| AIM OF THE EXERCISE |
Reproduce the material below line by line, beginning with its first line and ending with the line that contains "plt.rcParams['font.family'] = ['Liberation"; leave out pictures.

| COLLECTED MATERIAL |
::::

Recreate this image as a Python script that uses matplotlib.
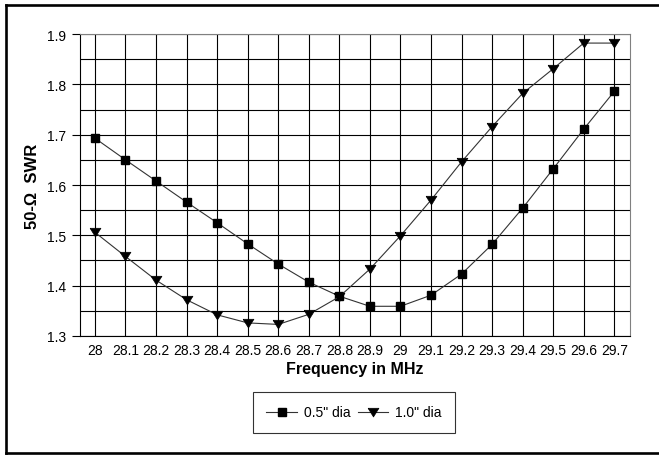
import numpy as np
import matplotlib.pyplot as plt
from matplotlib.lines import Line2D

plt.rcParams['font.family'] = ['Liberation Sans', 'DejaVu Sans']

freq = ['28', '28.1', '28.2', '28.3', '28.4', '28.5', '28.6', '28.7', '28.8',
        '28.9', '29', '29.1', '29.2', '29.3', '29.4', '29.5', '29.6', '29.7']
swr_half = [1.693, 1.650, 1.608, 1.566, 1.525, 1.483, 1.443, 1.407, 1.379,
            1.359, 1.359, 1.381, 1.423, 1.482, 1.554, 1.632, 1.711, 1.786]
swr_one = [1.506, 1.458, 1.411, 1.372, 1.342, 1.326, 1.323, 1.343, 1.378,
           1.433, 1.499, 1.570, 1.646, 1.716, 1.782, 1.831, 1.882, 1.882]

# flatter down-triangle, like the old spreadsheet marker
tri = [(-1, 0.78), (1, 0.78), (0, -0.82), (-1, 0.78)]

fig = plt.figure(figsize=(6.59, 4.56), dpi=100)
ax = fig.add_axes([0.1209, 0.2610, 0.8344, 0.6622])

x = np.arange(len(freq))
ax.plot(x, swr_half, color='#333333', lw=0.8, marker='s', ms=6.2,
        mfc='black', mec='black', label='0.5" dia', zorder=3)
ax.plot(x, swr_one, color='#333333', lw=0.8, marker=tri, ms=7.8,
        mfc='black', mec='black', mew=0.5, label='1.0" dia', zorder=3)

ax.set_xlim(-0.5, len(freq) - 0.5)
ax.set_ylim(1.3, 1.9)
ax.set_xticks(x)
ax.set_xticklabels(freq, fontsize=10)
ax.set_yticks(np.arange(1.3, 1.91, 0.1))
ax.set_yticks(np.arange(1.35, 1.9, 0.1), minor=True)
ax.set_yticklabels(['%.1f' % v for v in np.arange(1.3, 1.91, 0.1)], fontsize=10)
ax.tick_params(axis='x', length=0, pad=5)
ax.tick_params(axis='y', which='major', length=6, width=0.8, pad=4)
ax.tick_params(axis='y', which='minor', length=0)

ax.grid(True, which='both', color='black', lw=0.8)
ax.set_axisbelow(True)
for side in ['top', 'right']:
    ax.spines[side].set_color('#808080')
    ax.spines[side].set_linewidth(0.8)
ax.spines['left'].set_linewidth(0.8)
ax.spines['bottom'].set_linewidth(0.8)

ax.set_xlabel('Frequency in MHz', fontsize=11.5, fontweight='bold', labelpad=3)
ax.set_ylabel('50-\u03a9  SWR', fontsize=12, fontweight='bold', labelpad=5)

leg = ax.legend(loc='center', bbox_to_anchor=(354 / 659, 1 - 413.5 / 456),
                bbox_transform=fig.transFigure, ncol=2, fontsize=10,
                frameon=True, fancybox=False, handlelength=2.2,
                handletextpad=0.5, columnspacing=0.5, borderpad=0.95)
leg.get_frame().set_edgecolor('black')
leg.get_frame().set_linewidth(0.8)

# outer frame (right side is cut off in the original)
for xs, ys in [([5.5, 5.5], [5.5, 453.5]), ([5.5, 659], [5.5, 5.5]),
               ([5.5, 659], [453.5, 453.5])]:
    fig.add_artist(Line2D([v / 659 for v in xs], [1 - v / 456 for v in ys],
                          color='black', lw=1.9, transform=fig.transFigure))

fig.savefig('out.png', dpi=100)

::::

| COMPLETED EXERCISE |
Recreate this image as a Python script that uses matplotlib.
import numpy as np
import matplotlib.pyplot as plt
from matplotlib.lines import Line2D

plt.rcParams['font.family'] = ['Liberation Sans', 'DejaVu Sans']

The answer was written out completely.